AIM: Reproduce the listing word for word, leaving every picture behind.

** begin SUPPLIED INFORMATION **

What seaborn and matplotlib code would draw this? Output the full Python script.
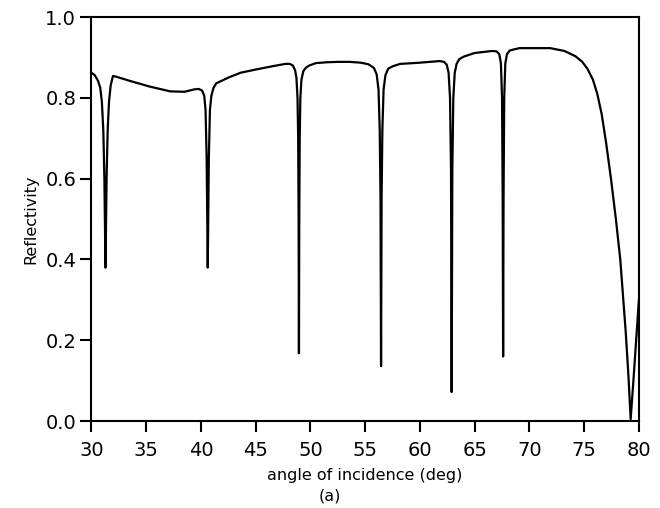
import matplotlib
matplotlib.use("Agg")
import matplotlib.pyplot as plt
import seaborn as sns
import pandas as pd

# Points (angle in deg, reflectivity)
angle = [30.0, 30.3, 30.6, 30.8, 30.95, 31.08, 31.18, 31.28, 31.38, 31.48, 31.6, 31.75, 31.96, 32.3,
         33.5, 35.3, 37.2, 38.5, 39.4, 39.8, 40.1, 40.3, 40.42, 40.52, 40.62, 40.72, 40.82, 40.95, 41.15, 41.4,
         42.5, 43.6, 45.0, 46.3, 47.7, 48.1, 48.4, 48.6, 48.72, 48.82, 48.88, 48.92, 48.95, 48.98, 49.02, 49.08,
         49.18, 49.35, 49.6, 49.9, 50.5,
         51.5, 52.5, 53.6, 54.6, 55.3, 55.8, 56.05, 56.22, 56.33, 56.4, 56.45, 56.5, 56.57, 56.68, 56.85, 57.1, 57.5,
         58.2, 60.0, 61.8, 62.2, 62.45, 62.62, 62.75, 62.84, 62.9, 62.96, 63.05, 63.18, 63.35, 63.6, 64.0,
         65.0, 66.6, 67.0, 67.25, 67.4, 67.5, 67.56, 67.6, 67.64, 67.7, 67.8, 67.95, 68.2, 68.6,
         69.1, 71.9, 73.2, 74.2, 74.8, 75.3, 75.8, 76.2, 76.6, 77.0, 77.45, 77.9, 78.3, 78.8, 79.05, 79.25,
         79.5, 79.75, 80.0]
reflectivity = [0.862, 0.856, 0.842, 0.825, 0.79, 0.72, 0.60, 0.38, 0.60, 0.72, 0.79, 0.83, 0.854, 0.852,
                0.842, 0.828, 0.816, 0.815, 0.821, 0.822, 0.818, 0.805, 0.77, 0.65, 0.38, 0.65, 0.77, 0.805, 0.825, 0.836,
                0.85, 0.862, 0.870, 0.877, 0.884, 0.884, 0.880, 0.868, 0.85, 0.80, 0.70, 0.50, 0.168, 0.50, 0.70, 0.80,
                0.845, 0.866, 0.875, 0.880, 0.886,
                0.888, 0.889, 0.889, 0.887, 0.883, 0.874, 0.858, 0.82, 0.72, 0.55, 0.136, 0.55, 0.72, 0.82, 0.856, 0.872, 0.878,
                0.884, 0.887, 0.891, 0.889, 0.882, 0.862, 0.80, 0.62, 0.072, 0.62, 0.80, 0.862, 0.884, 0.896, 0.902,
                0.911, 0.916, 0.915, 0.908, 0.885, 0.80, 0.55, 0.16, 0.55, 0.80, 0.885, 0.908, 0.917, 0.920,
                0.923, 0.923, 0.916, 0.903, 0.89, 0.872, 0.845, 0.81, 0.76, 0.69, 0.60, 0.50, 0.40, 0.22, 0.11, 0.005,
                0.10, 0.20, 0.30]

xticks = [30, 35, 40, 45, 50, 55, 60, 65, 70, 75, 80]
yticks = [0.0, 0.2, 0.4, 0.6, 0.8, 1.0]

df = pd.DataFrame({"angle": angle, "reflectivity": reflectivity})

sns.set_style("ticks")
plt.rcParams["font.family"] = ["DejaVu Sans"]

fig = plt.figure(figsize=(6.6, 5.08), dpi=100)
ax = fig.add_axes([0.1386, 0.171, 0.8294, 0.7955])

sns.lineplot(data=df, x="angle", y="reflectivity", color="black", linewidth=1.6,
             estimator=None, sort=False, ax=ax)

ax.set_xlim(30, 80)
ax.set_ylim(0, 1.0)
ax.set_xticks(xticks)
ax.set_xticklabels([str(t) for t in xticks])
ax.set_yticks(yticks)
ax.set_yticklabels([f"{t:.1f}" for t in yticks])
ax.tick_params(axis="both", direction="out", length=8, width=1.5, labelsize=14, colors="black")
ax.tick_params(axis="x", pad=6)
ax.tick_params(axis="y", pad=3)
for s in ax.spines.values():
    s.set_linewidth(1.5)
    s.set_color("black")

ax.set_xlabel("angle of incidence (deg)", fontsize=11.5, labelpad=6, color="black")
ax.set_ylabel("Reflectivity", fontsize=11.5, labelpad=5, color="black")
fig.text(0.5, 0.008, "(a)", ha="center", va="bottom", fontsize=11.5, color="black")

fig.savefig("out.png", dpi=100)
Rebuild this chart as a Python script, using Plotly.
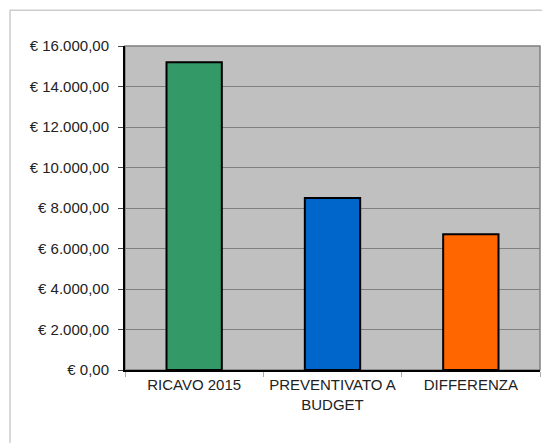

** end SUPPLIED INFORMATION **

WORKED SOLUTION:
What seaborn and matplotlib code would draw this? Output the full Python script.
import matplotlib
matplotlib.use("Agg")
import matplotlib.pyplot as plt
import seaborn as sns
import pandas as pd

# Points (angle in deg, reflectivity)
angle = [30.0, 30.3, 30.6, 30.8, 30.95, 31.08, 31.18, 31.28, 31.38, 31.48, 31.6, 31.75, 31.96, 32.3,
         33.5, 35.3, 37.2, 38.5, 39.4, 39.8, 40.1, 40.3, 40.42, 40.52, 40.62, 40.72, 40.82, 40.95, 41.15, 41.4,
         42.5, 43.6, 45.0, 46.3, 47.7, 48.1, 48.4, 48.6, 48.72, 48.82, 48.88, 48.92, 48.95, 48.98, 49.02, 49.08,
         49.18, 49.35, 49.6, 49.9, 50.5,
         51.5, 52.5, 53.6, 54.6, 55.3, 55.8, 56.05, 56.22, 56.33, 56.4, 56.45, 56.5, 56.57, 56.68, 56.85, 57.1, 57.5,
         58.2, 60.0, 61.8, 62.2, 62.45, 62.62, 62.75, 62.84, 62.9, 62.96, 63.05, 63.18, 63.35, 63.6, 64.0,
         65.0, 66.6, 67.0, 67.25, 67.4, 67.5, 67.56, 67.6, 67.64, 67.7, 67.8, 67.95, 68.2, 68.6,
         69.1, 71.9, 73.2, 74.2, 74.8, 75.3, 75.8, 76.2, 76.6, 77.0, 77.45, 77.9, 78.3, 78.8, 79.05, 79.25,
         79.5, 79.75, 80.0]
reflectivity = [0.862, 0.856, 0.842, 0.825, 0.79, 0.72, 0.60, 0.38, 0.60, 0.72, 0.79, 0.83, 0.854, 0.852,
                0.842, 0.828, 0.816, 0.815, 0.821, 0.822, 0.818, 0.805, 0.77, 0.65, 0.38, 0.65, 0.77, 0.805, 0.825, 0.836,
                0.85, 0.862, 0.870, 0.877, 0.884, 0.884, 0.880, 0.868, 0.85, 0.80, 0.70, 0.50, 0.168, 0.50, 0.70, 0.80,
                0.845, 0.866, 0.875, 0.880, 0.886,
                0.888, 0.889, 0.889, 0.887, 0.883, 0.874, 0.858, 0.82, 0.72, 0.55, 0.136, 0.55, 0.72, 0.82, 0.856, 0.872, 0.878,
                0.884, 0.887, 0.891, 0.889, 0.882, 0.862, 0.80, 0.62, 0.072, 0.62, 0.80, 0.862, 0.884, 0.896, 0.902,
                0.911, 0.916, 0.915, 0.908, 0.885, 0.80, 0.55, 0.16, 0.55, 0.80, 0.885, 0.908, 0.917, 0.920,
                0.923, 0.923, 0.916, 0.903, 0.89, 0.872, 0.845, 0.81, 0.76, 0.69, 0.60, 0.50, 0.40, 0.22, 0.11, 0.005,
                0.10, 0.20, 0.30]

xticks = [30, 35, 40, 45, 50, 55, 60, 65, 70, 75, 80]
yticks = [0.0, 0.2, 0.4, 0.6, 0.8, 1.0]

df = pd.DataFrame({"angle": angle, "reflectivity": reflectivity})

sns.set_style("ticks")
plt.rcParams["font.family"] = ["DejaVu Sans"]

fig = plt.figure(figsize=(6.6, 5.08), dpi=100)
ax = fig.add_axes([0.1386, 0.171, 0.8294, 0.7955])

sns.lineplot(data=df, x="angle", y="reflectivity", color="black", linewidth=1.6,
             estimator=None, sort=False, ax=ax)

ax.set_xlim(30, 80)
ax.set_ylim(0, 1.0)
ax.set_xticks(xticks)
ax.set_xticklabels([str(t) for t in xticks])
ax.set_yticks(yticks)
ax.set_yticklabels([f"{t:.1f}" for t in yticks])
ax.tick_params(axis="both", direction="out", length=8, width=1.5, labelsize=14, colors="black")
ax.tick_params(axis="x", pad=6)
ax.tick_params(axis="y", pad=3)
for s in ax.spines.values():
    s.set_linewidth(1.5)
    s.set_color("black")

ax.set_xlabel("angle of incidence (deg)", fontsize=11.5, labelpad=6, color="black")
ax.set_ylabel("Reflectivity", fontsize=11.5, labelpad=5, color="black")
fig.text(0.5, 0.008, "(a)", ha="center", va="bottom", fontsize=11.5, color="black")

fig.savefig("out.png", dpi=100)
Rebuild this chart as a Python script, using Plotly.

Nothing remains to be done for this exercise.